The Standard Error (SE) is crucial in statistics as it measures the variability or dispersion of sample proportions. It tells us how much the sample proportions \( \hat{p}_1 \) and \( \hat{p}_2 \) are expected to fluctuate from one sample to another.
To compute the SE for the difference between two sample proportions, we use the formula: \[ SE = \sqrt{\frac{\hat{p}_1 (1 - \hat{p}_1)}{n_1} + \frac{\hat{p}_2 (1 - \hat{p}_2)}{n_2}} \] where \( n_1 \) and \( n_2 \) are the sizes of the two samples.
This ensures that our results reflect a true picture of both teacher groups. In our case, the SE comes out to be approximately \( 0.045 \). A lower SE indicates that the sample mean is close to the population mean, providing confidence in the reliability of our sample estimates.

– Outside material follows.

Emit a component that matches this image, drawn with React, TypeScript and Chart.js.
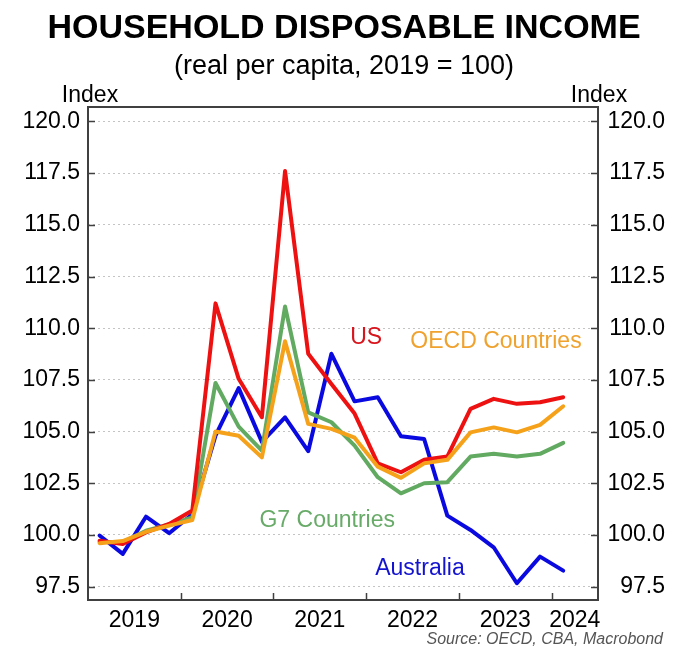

Estimating the difference between two sample proportions can reveal insightful details about comparative satisfaction levels. The difference between proportions for elementary and high school teachers shows the gap in job satisfaction.
In our example, the difference between the sample proportions is computed as \( \hat{p}_1 - \hat{p}_2 = 0.567 - 0.474 = 0.093 \). This outcome suggests that a higher proportion of elementary school teachers are very satisfied with their jobs compared to high school teachers.
Understanding this difference allows educators and policymakers to identify where satisfaction is lacking and make necessary adjustments to improve overall teacher satisfaction. The magnitude of this difference, whether it's small or large, gives insights into the general satisfaction dynamics of the teacher workforce.

Statistical significance helps us determine if the observed difference between groups is not just due to chance. It gives us confidence that our findings are representative of the larger population.
In statistical terms, the difference between the observed sample proportions is statistically significant if the confidence interval does not include zero. For this specific study, the 95% confidence interval of the difference is calculated to be approximately \( (0.005, 0.181) \).
This interval indicates that the proportion of elementary school teachers who are very satisfied is between 0.5% and 18.1% higher than that of high school teachers. Since zero is not within this interval, the difference is considered statistically significant.

• This means that there's a genuine disparity in satisfaction levels between the two groups.
• Statistical significance gives us a strong ground to believe that our calculated difference is valid and meaningful.

Understanding significance helps us make informed decisions based on our data analysis.